According to John 1:14, “The Word [who was with God and was God] became flesh and dwelt among us.” How? By what means?

In Israel’s antiquity Isaiah 7:14 prophesied that a virgin would conceive and bear a Son  and call His name Immanuel [literally  God-with-us]. Then, several hundred years later, the angel Gabriel appeared to Mary of Nazareth to tell her that she would bear a child who would be called the Son of the Most High, whose kingdom would never end (Luke 1:31-33), and Mary asked how that could be, “since I am a virgin?”

That prophesy and its fulfillment tell us the means—but without much explanation of the how.

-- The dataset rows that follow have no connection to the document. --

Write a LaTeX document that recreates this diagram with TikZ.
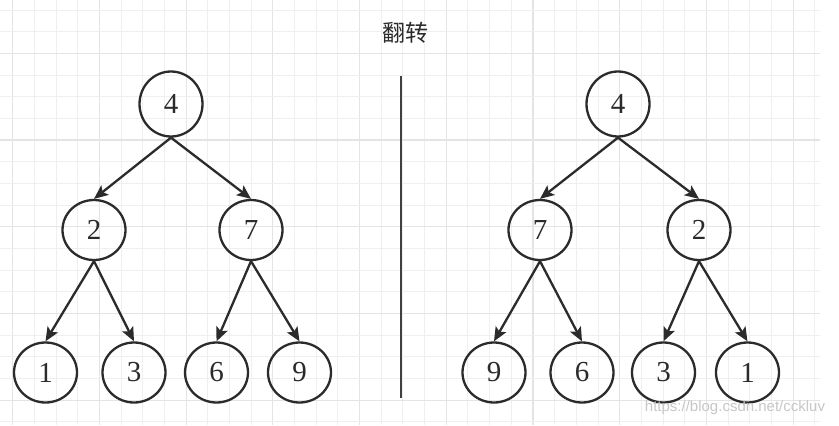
\documentclass[tikz,border=0pt]{standalone}
\usepackage{fontspec}
\setmainfont{Liberation Serif}
\newfontfamily\cjk{Noto Sans CJK SC}
\newfontfamily\wmfont{Liberation Sans}
\usetikzlibrary{shapes.geometric,arrows.meta}
\definecolor{gridminor}{HTML}{EFEFEF}
\definecolor{gridmajor}{HTML}{E4E4E4}
\definecolor{ink}{HTML}{2B2B2B}
\tikzset{
  tnode/.style={ellipse,draw=ink,line width=2.3pt,minimum width=63pt,minimum height=60pt,inner sep=0pt,
    font=\fontsize{29}{29}\selectfont,text=ink},
  rootnode/.style={tnode,minimum height=65pt},
  edge/.style={draw=ink,line width=2.3pt,-{Stealth[length=14pt,width=12pt,inset=3pt]}},
  divider/.style={draw=ink!90,line width=2.8pt},
}
\begin{document}
\begin{tikzpicture}[x=1pt,y=-1pt]
\useasboundingbox (0,0) rectangle (839,426);
\fill[white] (0,0) rectangle (839,426);
% grid
\foreach \i in {0,...,37}{
  \pgfmathsetmacro{\xx}{12.7+21.68*\i}
  \pgfmathtruncatemacro{\m}{mod(\i,4)}
  \ifnum\m=0
    \draw[gridmajor,line width=1.2pt] (\xx,0) -- (\xx,425);
  \else
    \draw[gridminor,line width=1pt] (\xx,0) -- (\xx,425);
  \fi
}
\foreach \j in {0,...,19}{
  \pgfmathsetmacro{\yy}{10+21.68*\j}
  \pgfmathtruncatemacro{\m}{mod(\j+2,4)}
  \ifnum\m=0
    \draw[gridmajor,line width=1.2pt] (0,\yy) -- (820,\yy);
  \else
    \draw[gridminor,line width=1pt] (0,\yy) -- (820,\yy);
  \fi
}
% title
\node[font=\cjk\fontsize{23}{23}\selectfont,text=ink] (title) at (405.5,33) {翻转};
% divider
\coordinate (dtop) at (401,76);
\coordinate (dbot) at (401,398);
\draw[divider] (dtop) -- (dbot);
% left tree
\node[rootnode] (L4) at (171,104) {4};
\node[tnode] (L2) at (94,230) {2};
\node[tnode] (L7) at (251,230) {7};
\node[tnode] (L1) at (45.5,372.5) {1};
\node[tnode] (L3) at (134,372.5) {3};
\node[tnode] (L6) at (216.5,372.5) {6};
\node[tnode] (L9) at (299.5,372.5) {9};
\draw[edge] (L4.south) -- (L2.north);
\draw[edge] (L4.south) -- (L7.north);
\draw[edge] (L2.south) -- (L1.north);
\draw[edge] (L2.south) -- (L3.north);
\draw[edge] (L7.south) -- (L6.north);
\draw[edge] (L7.south) -- (L9.north);
% right tree
\node[rootnode] (R4) at (618,104) {4};
\node[tnode] (R7) at (540,230) {7};
\node[tnode] (R2) at (699,230) {2};
\node[tnode] (R9) at (494,372.5) {9};
\node[tnode] (R6) at (582,372.5) {6};
\node[tnode] (R3) at (663.5,372.5) {3};
\node[tnode] (R1) at (747.5,372.5) {1};
\draw[edge] (R4.south) -- (R7.north);
\draw[edge] (R4.south) -- (R2.north);
\draw[edge] (R7.south) -- (R9.north);
\draw[edge] (R7.south) -- (R6.north);
\draw[edge] (R2.south) -- (R3.north);
\draw[edge] (R2.south) -- (R1.north);
% watermark
\node[font=\wmfont\fontsize{15}{15}\selectfont,text=black!22] (wm) at (735,408) {https://blog.csdn.net/cckluv};
\end{tikzpicture}
\end{document}
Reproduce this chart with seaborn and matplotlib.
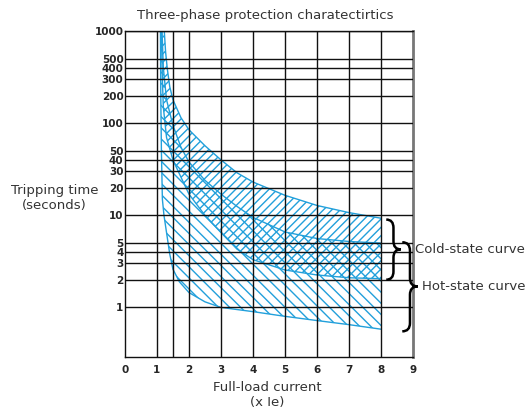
import numpy as np
import pandas as pd
import seaborn as sns
import matplotlib.pyplot as plt
from matplotlib.path import Path
from matplotlib.patches import PathPatch

sns.set_theme(style="white")
plt.rcParams["font.family"] = ["DejaVu Sans"]
plt.rcParams["hatch.linewidth"] = 1.0

blue = "#22a0db"

# cold-state curve, upper and lower limit (x Ie, seconds)
cold_hi_x = [1.21, 1.23, 1.27, 1.32, 1.4, 1.5, 1.75, 2.0, 2.5, 3.0, 3.5, 4.0, 5.0, 6.0, 7.0, 8.0]
cold_hi_t = [1100, 1000, 600, 400, 250, 180, 115, 85, 57, 40, 29, 23, 16.5, 12.8, 10.7, 9.3]
cold_lo_x = [1.135, 1.14, 1.17, 1.2, 1.3, 1.5, 1.75, 2.0, 2.5, 3.0, 3.5, 4.0, 5.0, 6.0, 7.0, 8.0]
cold_lo_t = [1100, 1000, 300, 150, 70, 40, 26, 17, 10, 6.5, 4.3, 3.3, 2.55, 2.25, 2.1, 2.05]

# hot-state curve, upper and lower limit
hot_hi_x = [1.155, 1.16, 1.2, 1.3, 1.5, 1.75, 2.0, 2.5, 3.0, 3.5, 4.0, 5.0, 6.0, 7.0, 8.0]
hot_hi_t = [1100, 1000, 400, 180, 95, 55, 38, 24, 17, 12.5, 9.5, 6.6, 5.6, 5.2, 5.0]
hot_lo_x = [1.105, 1.11, 1.12, 1.14, 1.17, 1.22, 1.3, 1.4, 1.5, 1.7, 2.0, 2.5, 3.0, 4.0, 5.0, 6.0, 7.0, 8.0]
hot_lo_t = [1100, 1000, 200, 50, 15, 10, 6.5, 3.8, 2.6, 1.9, 1.45, 1.15, 1.0, 0.9, 0.8, 0.72, 0.65, 0.58]

y_ticks = [1, 2, 3, 4, 5, 10, 20, 30, 40, 50, 100, 200, 300, 400, 500, 1000]
x_ticks = [0, 1, 2, 3, 4, 5, 6, 7, 8, 9]
x_lines = [1, 1.5, 2, 3, 4, 5, 6, 7, 8]

curves = pd.concat([
    pd.DataFrame({"x": cold_hi_x, "t": cold_hi_t, "curve": "cold_hi"}),
    pd.DataFrame({"x": cold_lo_x, "t": cold_lo_t, "curve": "cold_lo"}),
    pd.DataFrame({"x": hot_hi_x, "t": hot_hi_t, "curve": "hot_hi"}),
    pd.DataFrame({"x": hot_lo_x, "t": hot_lo_t, "curve": "hot_lo"}),
])


def brace(ax, x0, w, top, mid, bot, d=0.09):
    # curly brace "}" between top and bot (log-scale y), tip at mid
    lt, lm, lb = np.log10(top), np.log10(mid), np.log10(bot)
    xm, xt = x0 + w / 2, x0 + w
    pts = [(x0, lt), (xm, lt), (xm, lt - d),
           (xm, lm + d), (xm, lm), (xt, lm),
           (xm, lm), (xm, lm - d),
           (xm, lb + d), (xm, lb), (x0, lb)]
    codes = [Path.MOVETO, Path.CURVE3, Path.CURVE3,
             Path.LINETO, Path.CURVE3, Path.CURVE3,
             Path.CURVE3, Path.CURVE3,
             Path.LINETO, Path.CURVE3, Path.CURVE3]
    verts = [(px, 10 ** py) for px, py in pts]
    ax.add_patch(PathPatch(Path(verts, codes), facecolor="none", edgecolor="black",
                           linewidth=1.8, clip_on=False, zorder=5))


fig = plt.figure(figsize=(5.27, 4.16), dpi=100)
ax = fig.add_axes([0.237, 0.142, 0.547, 0.783])
ax.set_yscale("log")

# hatched bands
ax.fill(np.r_[cold_hi_x, cold_lo_x[::-1]], np.r_[cold_hi_t, cold_lo_t[::-1]],
        facecolor="none", edgecolor=blue, hatch="////", linewidth=0, zorder=2)
ax.fill(np.r_[hot_hi_x, hot_lo_x[::-1]], np.r_[hot_hi_t, hot_lo_t[::-1]],
        facecolor="none", edgecolor=blue, hatch="\\\\\\", linewidth=0, zorder=2)

sns.lineplot(data=curves, x="x", y="t", units="curve", estimator=None, sort=False,
             color=blue, linewidth=1.0, ax=ax, zorder=2.5)

# grid
for v in y_ticks:
    ax.axhline(v, color="#111111", linewidth=1.0, zorder=3)
for v in x_lines:
    ax.axvline(v, color="#111111", linewidth=1.0, zorder=3)

ax.set_xlim(0, 9)
ax.set_ylim(0.29, 1000)
ax.set_yticks(y_ticks)
ax.set_yticklabels([str(v) for v in y_ticks])
ax.minorticks_off()
ax.set_xticks(x_ticks)
ax.tick_params(axis="y", length=0, pad=1, labelsize=7.5)
ax.tick_params(axis="x", length=0, pad=6, labelsize=7.5)
for lab in ax.get_xticklabels() + ax.get_yticklabels():
    lab.set_fontweight("bold")
ax.set_xlabel("")
ax.set_ylabel("")

for s in ["left", "bottom", "top"]:
    ax.spines[s].set_color("#111111")
    ax.spines[s].set_linewidth(1.0)
ax.spines["right"].set_color("#777777")
ax.spines["right"].set_linewidth(2.0)

fig.text(0.503, 0.962, "Three-phase protection charatectirtics", ha="center", va="center",
         fontsize=9.5, color="#333333")
fig.text(0.103, 0.525, "Tripping time\n(seconds)", ha="center", va="center",
         fontsize=9.5, color="#333333", linespacing=1.2)
fig.text(0.507, 0.05, "Full-load current\n(x Ie)", ha="center", va="center",
         fontsize=9.5, color="#333333", linespacing=1.2)

# braces and their labels
brace(ax, 8.16, 0.45, 9.0, 4.27, 2.0)
brace(ax, 8.66, 0.48, 5.1, 1.69, 0.55)
ax.text(9.06, 4.27, "Cold-state curve", ha="left", va="center", fontsize=9.5, color="#333333")
ax.text(9.28, 1.69, "Hot-state curve", ha="left", va="center", fontsize=9.5, color="#333333")

fig.savefig("out.png", dpi=100)
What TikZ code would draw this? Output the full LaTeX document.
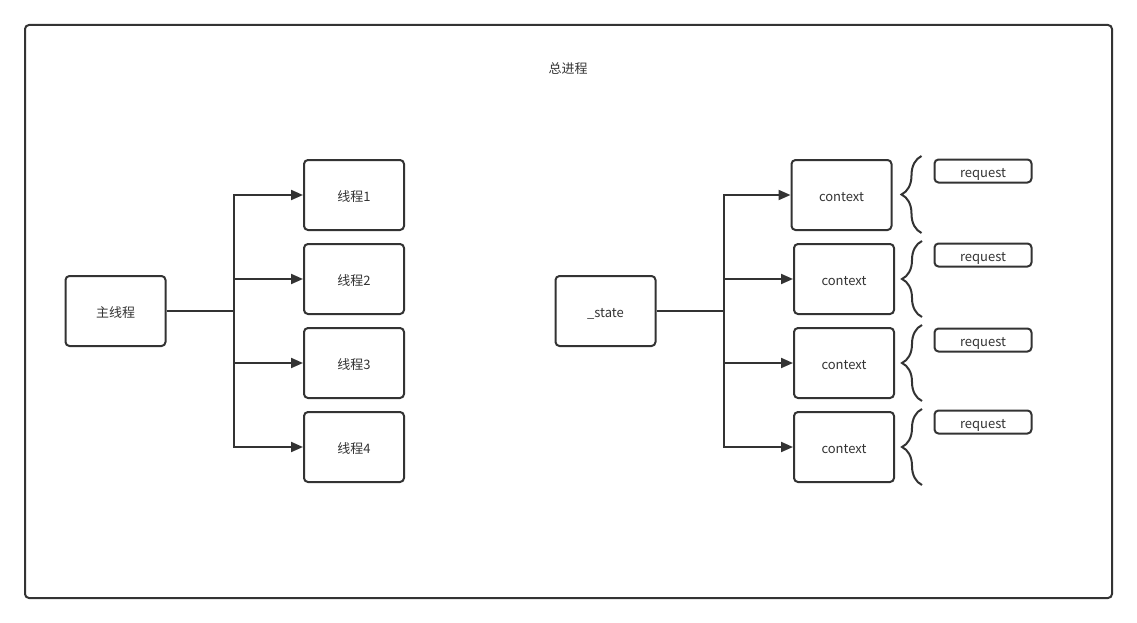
\documentclass[tikz,border=0pt]{standalone}
\usepackage{fontspec}
\setmainfont{Noto Sans CJK SC}
\usepackage{xcolor}
\usepackage{tikz}
\usetikzlibrary{arrows.meta,decorations.pathreplacing}
\definecolor{ink}{HTML}{333333}

\begin{document}
\begin{tikzpicture}[x=1pt, y=-1pt, >={Triangle[length=12pt,width=10pt]},
                    line width=2pt, color=ink, font=\fontsize{13}{15}\selectfont]

\tikzstyle{box}   = [rectangle, draw, rounded corners=4pt,
                      minimum width=100pt, minimum height=70pt, align=center,
                      text height=1.3em, text depth=0.1em]
\tikzstyle{reqbox} = [rectangle, draw, rounded corners=4pt,
                      minimum width=97pt, minimum height=23pt, inner sep=0pt,
                      text height=1.3em, text depth=0.1em]
\tikzstyle{curly} = [decorate, decoration={brace, amplitude=20pt}]

\useasboundingbox (0,0) rectangle (1137,623);

% ── Outer frame: the whole process ───────────────────
\node[draw, rounded corners=4pt, minimum width=1087pt, minimum height=573pt,
      inner sep=0pt] (proc) at (568.5,311.5) {};
\node[text height=1.3em, text depth=0.1em] (title) at (568,68) {总进程};

% ── Left side: main thread and workers ───────────────
\node[box] (main) at (115.5,311) {主线程};
\node[box] (th1)  at (354,195)   {线程1};
\node[box] (th2)  at (354,279)   {线程2};
\node[box] (th3)  at (354,363)   {线程3};
\node[box] (th4)  at (354,447)   {线程4};
\coordinate (lsplit) at (234,311);

% ── Right side: state and contexts ───────────────────
\node[box] (state) at (605.5,311) {\_state};
\node[box] (ctx1)  at (841.5,195) {context};
\node[box] (ctx2)  at (844,279)   {context};
\node[box] (ctx3)  at (844,363)   {context};
\node[box] (ctx4)  at (844,447)   {context};
\coordinate (rsplit) at (724,311);

\node[reqbox] (req1) at (983,171) {request};
\node[reqbox] (req2) at (983,255) {request};
\node[reqbox] (req3) at (983,340) {request};
\node[reqbox] (req4) at (983,422) {request};

% ── Arrows: left fan-out ─────────────────────────────
\draw (main) -- (lsplit);
\draw[->] (lsplit) |- (th1);
\draw[->] (lsplit) |- (th2);
\draw[->] (lsplit) |- (th3);
\draw[->] (lsplit) |- (th4);

% ── Arrows: right fan-out ────────────────────────────
\draw (state) -- (rsplit);
\draw[->] (rsplit) |- (ctx1);
\draw[->] (rsplit) |- (ctx2);
\draw[->] (rsplit) |- (ctx3);
\draw[->] (rsplit) |- (ctx4);

% ── Braces beside each context ───────────────────────
\draw[curly] ([xshift=29pt,yshift=-2pt]ctx1.south east) -- ([xshift=29pt,yshift=3pt]ctx1.north east);
\draw[curly] ([xshift=27pt,yshift=-2pt]ctx2.south east) -- ([xshift=27pt,yshift=2pt]ctx2.north east);
\draw[curly] ([xshift=27pt,yshift=-2pt]ctx3.south east) -- ([xshift=27pt,yshift=2pt]ctx3.north east);
\draw[curly] ([xshift=27pt,yshift=-2pt]ctx4.south east) -- ([xshift=27pt,yshift=2pt]ctx4.north east);

\end{tikzpicture}
\end{document}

Do you believe in this virgin birth? I didn’t for the longest time. It just isn’t the way conception and birth happen. But then, if I had read the Isaiah verse with intelligent consideration, I’d have had to admit that the way anything normally happens couldn’t be a sign. If the text said, “The Lord will give you a sign: A woman will have sexual relations with a man and conceive and bear a son,” I’d have thought, “What! How could that be a sign? That kind of birth happens everyday all over the earth!”

So…a special virgin birth was prophesied in antiquity—as a sign, and in due course even the virgin involved questioned how this could be. Then the angel answered—but barely, vaguely: “The Holy Spirit will come upon you, and the power of the Most High will overshadow you. So the holy one to be born will be called the Son of God.”

Do any of us imagine we can understand this—or even get the faintest idea how immense and overwhelming a personal “overshadowing” by the  Master and Creator of our fearsome Universe might be? Whatever it was, it was powerful and spiritual, for the verse specifies the “Holy Spirit” as the agent at work. The explanation Gabriel gave Mary probably went as far as any human could comprehend, and perhaps as even any angel could tell, for this is the kind of thing Peter said “even angels long to look into” (1 Peter 1:12 NIV).

Let us bask in the wonder of the incomprehensible, of God’s thoughts and workings, so far beyond our capabilities, and realize, at the same time, how any miracle prophesied and fulfilled is by definition inexplicable. As Charles Wesley wrote about a later part of the Incarnated One’s earthly mission, “’Tis mystery all!” Let us revel in the mystery of Christmas!